Son prescindibles los malos ratos,
pero no los malos días. Quienes creen en la fortuna y, quienes no, se aprestan
a recibir con la misma expectativa tanto los buenos, como los malos. Vienen
empacados por igual, sin exceptuar que la recepción de los eventos es lo que
los tiñe de calificativos.
En los buenos días todo fluye. En
los malos; también. Fluyen problemas y adversidades. Decepciones y sensaciones de
despropósito. Los malos días, curiosamente, son los que les dan sabor a los
buenos, porque no podrían existir sin el otro; como una relación de
codependencia que nos tiene a todos inmersos.
En los malos días tenemos
determinación y coraje, pero no prudencia. En los buenos, una sensación de
armonía que también termina, hasta en algún momento colindar con un mal día.
Hay días de días, hay que decirlo. Este ha sido un gran mal día, pero,
teóricamente, el inicio de los buenos días, también. Claro está; hay que
gestionar soluciones y darles prisa a despedidas que no perdonan más esperas. Este fue un tirano y lo ordenó sin otro remedio que acusarle razón.
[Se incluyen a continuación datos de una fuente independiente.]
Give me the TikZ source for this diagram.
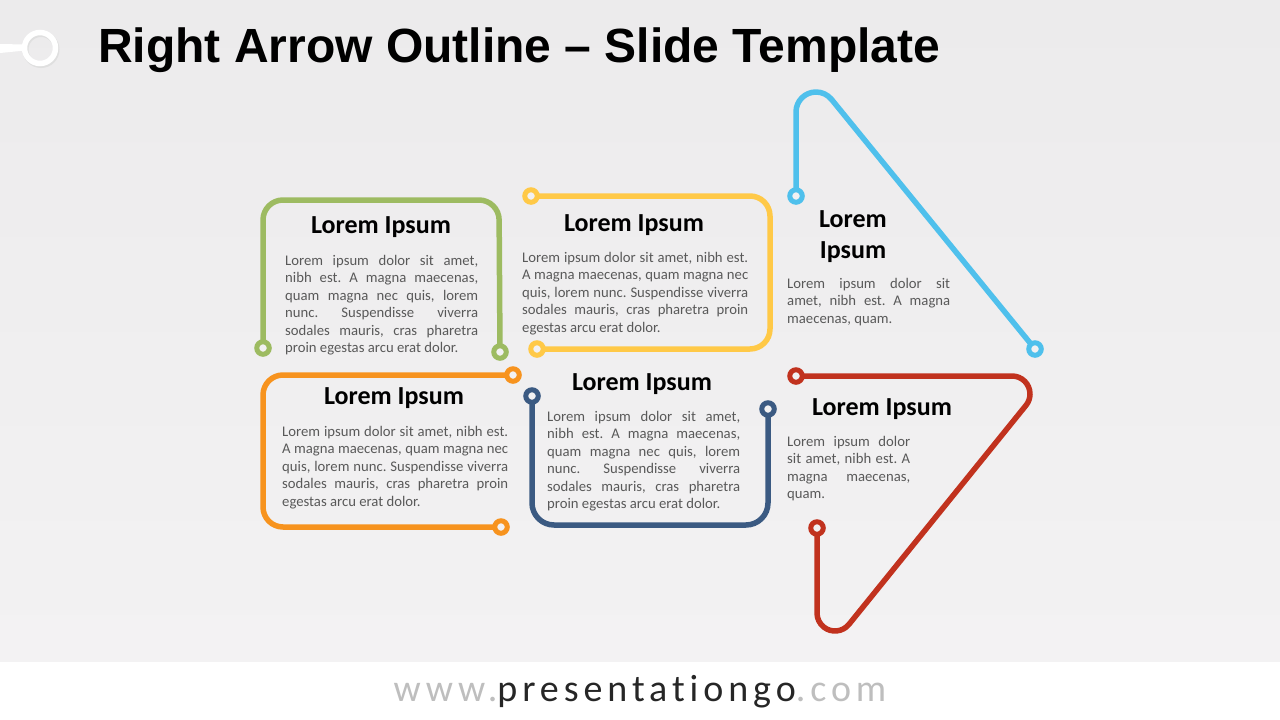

Eso sí, no se pueden, estimado lector, llevar los malos días a los buenos. Los malos días son breves; no duran más de 24 horas; nosotros les podemos dar continuidad y cuando eso pasa, erradicamos los buenos días que tanto mentamos en las mañanas. El mal día se siente pesado; solo hay que dejarlo caer y no sostenerlo en el aire. Es eso, justamente, lo que busca de nosotros.